Türkiye siyasetinde, Mayıs- Haziran 2013'teki Gezi Olayları ile başlayan sosyolojik kırılmanın artçı şokları sürüyor. Ülkeyi yönetmeye talip olan partilerin önemli bir bölümünün, 2013-2016 arasında yaşanan, sistemik risk üreten travmatik gelişmeleri eksik değerlendirdiği ve milletin sağduyulu çoğunluğu üzerindeki anlamına göre politika üretemediği görülüyor.

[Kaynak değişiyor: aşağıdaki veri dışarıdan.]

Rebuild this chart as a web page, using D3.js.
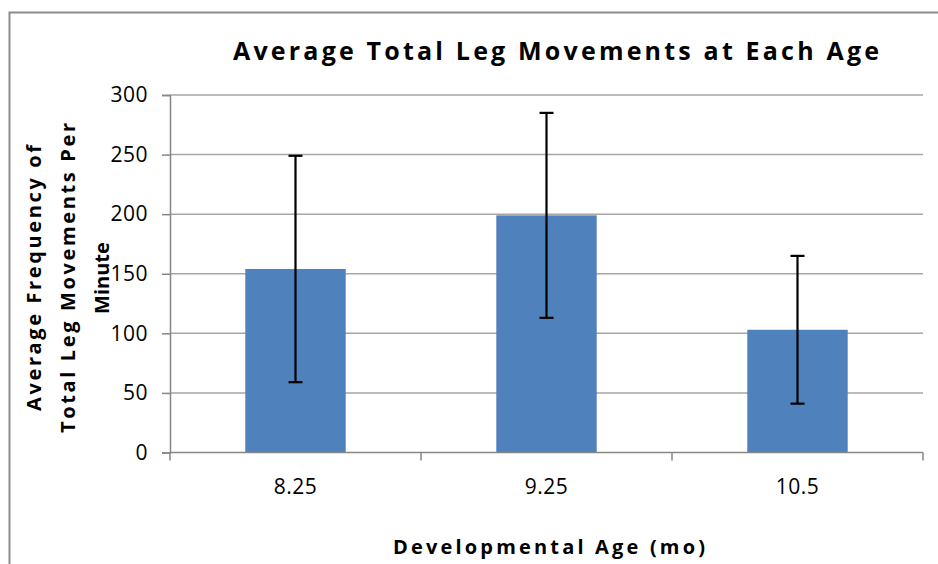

Cumhurbaşkanlığı Hükümet Sistemi ile devlet idaresine yeniden şekil verilmesine "evet" diyen seçmen, ittifak modelleriyle oluşan siyasi bloklaşmaları ve içeriğini de dikkatle izliyor. Tam da bu nedenle 31 Mart 2019 seçimleri, yerel ölçekten uzaklaşarak anayasal reformun sürdürülebilirliğinin test noktasına dönüşüyor. Durum böyle olduğu içindir ki Cumhurbaşkanı Tayyip Erdoğan'ın, "önce millet-önce hizmet" vurgusu, hatta "gönül belediyeciliği" çağrısına karşın ülke genelindeki bazı merkezler bir tür "savunma hattı" mantığıyla dış kabuğunu kalınlaştırıyor. Bilhassa Alevi yurttaşlar ile yaşam tarzı tezini canlı tutan ulusalcı kesimler; Ankara, İstanbul, İzmir başta olmak üzere büyükşehirlerde ve kimi ilçelerde, belediyeleri "siyasi ve ekonomik soluklanma alanı" olarak tanımlıyor.

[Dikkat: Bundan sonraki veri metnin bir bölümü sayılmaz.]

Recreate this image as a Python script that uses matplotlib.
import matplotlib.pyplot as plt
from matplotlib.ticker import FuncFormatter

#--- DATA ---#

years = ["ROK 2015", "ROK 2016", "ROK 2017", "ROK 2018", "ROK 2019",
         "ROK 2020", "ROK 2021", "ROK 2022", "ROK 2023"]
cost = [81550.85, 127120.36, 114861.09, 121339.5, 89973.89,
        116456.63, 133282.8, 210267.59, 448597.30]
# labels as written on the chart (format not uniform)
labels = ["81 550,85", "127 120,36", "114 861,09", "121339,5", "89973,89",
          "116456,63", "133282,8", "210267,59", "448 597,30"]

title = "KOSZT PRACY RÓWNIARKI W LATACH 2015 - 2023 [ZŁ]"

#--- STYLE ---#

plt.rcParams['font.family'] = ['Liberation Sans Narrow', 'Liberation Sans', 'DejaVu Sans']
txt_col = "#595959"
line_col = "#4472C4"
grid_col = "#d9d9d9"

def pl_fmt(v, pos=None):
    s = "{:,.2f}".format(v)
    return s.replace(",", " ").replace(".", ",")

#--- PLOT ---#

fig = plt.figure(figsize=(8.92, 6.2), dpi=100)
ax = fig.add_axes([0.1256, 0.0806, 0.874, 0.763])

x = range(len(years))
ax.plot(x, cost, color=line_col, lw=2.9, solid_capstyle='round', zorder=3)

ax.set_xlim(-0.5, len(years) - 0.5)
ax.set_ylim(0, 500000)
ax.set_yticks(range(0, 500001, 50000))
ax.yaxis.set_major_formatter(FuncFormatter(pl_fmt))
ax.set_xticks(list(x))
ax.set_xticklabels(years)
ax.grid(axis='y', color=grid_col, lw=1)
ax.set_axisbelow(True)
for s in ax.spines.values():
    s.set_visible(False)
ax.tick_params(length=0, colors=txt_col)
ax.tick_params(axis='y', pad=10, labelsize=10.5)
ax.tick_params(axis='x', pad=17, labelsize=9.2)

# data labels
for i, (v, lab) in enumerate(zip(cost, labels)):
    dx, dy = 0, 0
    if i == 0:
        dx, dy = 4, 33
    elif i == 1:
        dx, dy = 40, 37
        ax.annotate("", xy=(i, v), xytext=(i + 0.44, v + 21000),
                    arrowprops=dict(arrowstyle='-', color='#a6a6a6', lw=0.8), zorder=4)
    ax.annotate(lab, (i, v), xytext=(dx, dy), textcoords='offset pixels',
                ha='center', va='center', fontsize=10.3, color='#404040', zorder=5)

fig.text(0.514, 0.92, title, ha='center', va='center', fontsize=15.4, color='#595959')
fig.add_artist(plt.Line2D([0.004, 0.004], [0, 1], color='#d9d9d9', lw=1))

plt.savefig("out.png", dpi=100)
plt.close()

Detay bazında bakıldığında da ekonomik türbülansın sanayi bölgelerindeki olumsuz yansımaları, istihdamla ilgili tablo, seçmenin "midesi ile düşündüğüne!" ilişkin genel kabuller, sandığın hassas noktası olarak ön plana çıkıyor. Lakin yakın zamanda piyasa istikrarını pekiştirmeye, genç işsizliğine çözüm getirmeye dönük bir dizi tedbirin hayata geçmesi ile dönemsel sancıların azaltılabileceği öngörülebilir. Böylece, "durgunluk-işsizlik" sarmalı yaratılmasının önüne geçilebileceği gibi seçmenin 2019-2023 yıllarını kapsayan "asıl icraat takvimi" için yeni kredi açması sağlanabilir.